Looking onto a pond, and sitting snugly in the shade of trees, this cozy hut invites you to rest and makes the otherwise unremarkable spot attractive.
Despite the location in the center of town, the patient observer can discover herons and kingfishers here.


The oaken timbers were spared a fate as firewood, the rafters in the reciprocal spiral roof come from local firs that didn't make it through the drought of 2018/19.
All the other wooden parts are from recycled palettes.

As in the other white buildings, the earthen plaster gets its white color from a casein-lime paint.

Passive-solar summer hut

Saale-Unstrut-region

With its wide, south-facing facade full of glass, this 320 square foot house catches the sun and stores its heat in the solid, foam glass-insulated earthen floor slab.


With its round backside, it ducks into the landscape to present as little surface as possible to the prevalent winds.


Together with the thick turf roof, these features create a heat buffer, a kind of stable "body heat" for the house, which - at least during the wine-growing region's long summer - guarantees cool days and mild nights.

Psychedelic tea house

district of Cuxhaven

This spacious, half-open pavillion was made for a small, Lower Saxony music festival. With its willow trunks and local clay as well as the recycled roof cladding from the barn on site, it probably has the highest portion of local materials.

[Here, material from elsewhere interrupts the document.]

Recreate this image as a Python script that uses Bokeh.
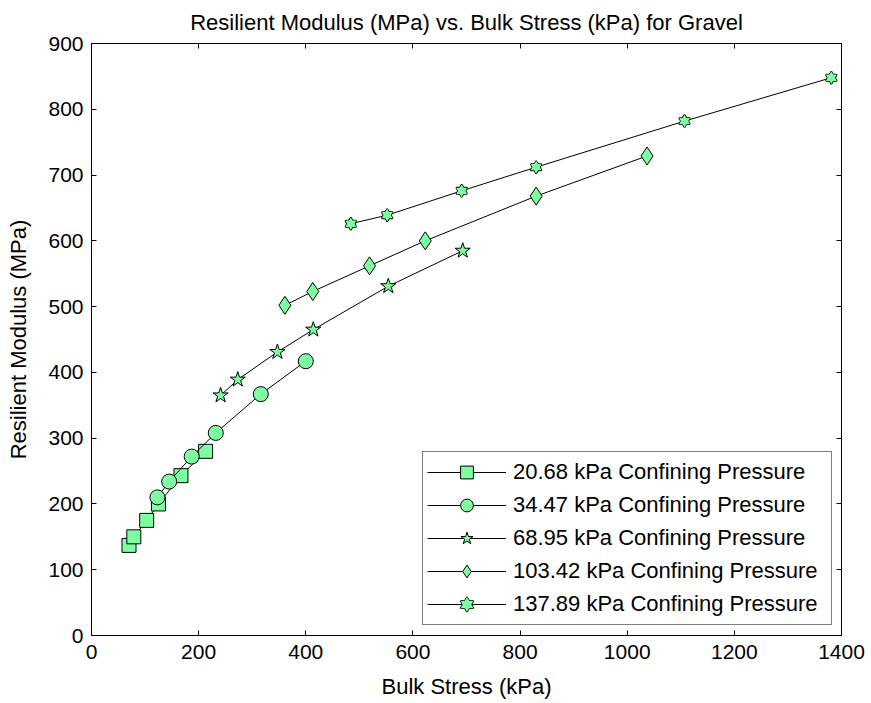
from bokeh.plotting import figure
from bokeh.models import Range1d, LinearAxis, FixedTicker, Legend, LegendItem, CustomJSTickFormatter
from bokeh.embed import file_html
from bokeh.resources import INLINE

title_text = "Resilient Modulus (MPa) vs. Bulk Stress (kPa) for Gravel"
x_label = "Bulk Stress (kPa)"
y_label = "Resilient Modulus (MPa)"
x_ticks = [0, 200, 400, 600, 800, 1000, 1200, 1400]
y_ticks = [0, 100, 200, 300, 400, 500, 600, 700, 800, 900]

labels = [
    "20.68 kPa Confining Pressure",
    "34.47 kPa Confining Pressure",
    "68.95 kPa Confining Pressure",
    "103.42 kPa Confining Pressure",
    "137.89 kPa Confining Pressure",
]
bulk_20 = [70, 79, 103, 125, 167, 213]
mr_20 = [137, 150, 175, 200, 243, 280]
bulk_34 = [123, 145, 187, 232, 316, 400]
mr_34 = [210, 234, 272, 308, 367, 417]
bulk_69 = [241, 273, 347, 414, 554, 693]
mr_69 = [365, 389, 431, 465, 531, 585]
bulk_103 = [361, 413, 519, 623, 830, 1037]
mr_103 = [502, 523, 562, 600, 668, 729]
bulk_138 = [484, 552, 691, 830, 1107, 1381]
mr_138 = [626, 639, 676, 712, 782, 848]

FONT = "Liberation Sans"
FILL = "#7DFFA1"
FS = "22px"
TICK_FS = "21px"

p = figure(width=871, height=703, output_backend="svg", toolbar_location=None,
           x_range=Range1d(0, 1400), y_range=Range1d(0, 900),
           min_border_left=91, min_border_right=30, min_border_top=43,
           min_border_bottom=68)
p.title.text = title_text
p.title.align = "center"
p.title.vertical_align = "top"
p.title.text_font = FONT
p.title.text_font_size = FS
p.title.text_font_style = "normal"
p.title.text_color = "black"
p.title.standoff = 14
p.xgrid.visible = False
p.ygrid.visible = False
p.outline_line_color = "black"
p.outline_line_width = 1
p.background_fill_color = "white"
p.border_fill_color = "white"

for ax, ticks in ((p.xaxis[0], x_ticks), (p.yaxis[0], y_ticks)):
    ax.ticker = FixedTicker(ticks=ticks)
    ax.major_tick_in = 5
    ax.major_tick_out = 0
    ax.minor_tick_line_color = None
    ax.axis_line_color = "black"
    ax.major_tick_line_color = "black"
    ax.major_label_text_font = FONT
    ax.major_label_text_font_size = TICK_FS
    ax.major_label_text_color = "black"
    ax.axis_label_text_font = FONT
    ax.axis_label_text_font_size = FS
    ax.axis_label_text_font_style = "normal"
    ax.axis_label_text_color = "black"
p.xaxis.axis_label = x_label
p.yaxis.axis_label = y_label
p.xaxis.major_label_standoff = 9
p.yaxis.major_label_standoff = 8
p.xaxis.axis_label_standoff = 12
p.yaxis.axis_label_standoff = 14

blank = CustomJSTickFormatter(code="return ''")
top = LinearAxis(ticker=FixedTicker(ticks=x_ticks), formatter=blank,
                 major_tick_in=5, major_tick_out=0, minor_tick_line_color=None,
                 major_label_text_font_size="1px", major_label_standoff=0,
                 axis_line_color="black")
right = LinearAxis(ticker=FixedTicker(ticks=y_ticks), formatter=blank,
                   major_tick_in=5, major_tick_out=0, minor_tick_line_color=None,
                   major_label_text_font_size="1px", major_label_standoff=0,
                   axis_line_color="black")
p.add_layout(top, "above")
p.add_layout(right, "right")

items = []

def line_of(xs, ys):
    return p.line(xs, ys, line_color="black", line_width=1)

r1 = line_of(bulk_20, mr_20)
m1 = p.scatter(bulk_20, mr_20, marker="square", size=14, fill_color=FILL, line_color="black", line_width=1)
items.append(LegendItem(label=labels[0], renderers=[r1, m1]))

r2 = line_of(bulk_34, mr_34)
m2 = p.scatter(bulk_34, mr_34, marker="circle", size=15, fill_color=FILL, line_color="black", line_width=1)
items.append(LegendItem(label=labels[1], renderers=[r2, m2]))

r3 = line_of(bulk_69, mr_69)
m3 = p.scatter(bulk_69, mr_69, marker="star", size=16, fill_color=FILL, line_color="black", line_width=1)
items.append(LegendItem(label=labels[2], renderers=[r3, m3]))

r4 = line_of(bulk_103, mr_103)
m4 = p.scatter(bulk_103, mr_103, marker="diamond", size=18, fill_color=FILL, line_color="black", line_width=1)
items.append(LegendItem(label=labels[3], renderers=[r4, m4]))

r5 = line_of(bulk_138, mr_138)
h1 = p.scatter(bulk_138, mr_138, marker="triangle", size=11, fill_color=FILL, line_color="black", line_width=1.6)
h2 = p.scatter(bulk_138, mr_138, marker="inverted_triangle", size=11, fill_color=FILL, line_color="black", line_width=1.6)
h3 = p.scatter(bulk_138, mr_138, marker="triangle", size=11, fill_color=FILL, line_color=None)
h4 = p.scatter(bulk_138, mr_138, marker="inverted_triangle", size=11, fill_color=FILL, line_color=None)
items.append(LegendItem(label=labels[4], renderers=[r5, h1, h2, h3, h4]))

legend = Legend(items=items, location=(331, 10))
legend.label_text_font = FONT
legend.label_text_font_size = FS
legend.label_text_color = "black"
legend.glyph_width = 79
legend.glyph_height = 32
legend.label_height = 32
legend.label_width = 314
legend.spacing = 1
legend.padding = 4
legend.margin = 0
legend.label_standoff = 7
legend.border_line_color = "black"
legend.border_line_width = 1
legend.background_fill_color = "white"
legend.background_fill_alpha = 1
p.add_layout(legend, "center")

open("out.html", "w").write(file_html(p, INLINE))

Even the rocket stove, on which the tea is prepared during festival mode, is entirely made from materials from this very place.


Although built as a collective effort with much room for experimentation back in 2014, the building still withstands the elements of the rainy lowlands and is a favourite attraction of visitors big and small every summer.










Testing ground

district of Diepholz

On another small festival site, it all took its first steps in 2012:


To this day, the first and most experimental Urwerk building stands here. It appears truly exotic with its domed ceilings woven from willow and plastered in clay,

the plum, bubbly shapes, and its organically placed glass shard-windows.


A few steps to the right, we can see the bar for the forest restaurant, built in 2017, which serves as a food stall at the festival. So far, it's the only Urwerk building made without clay.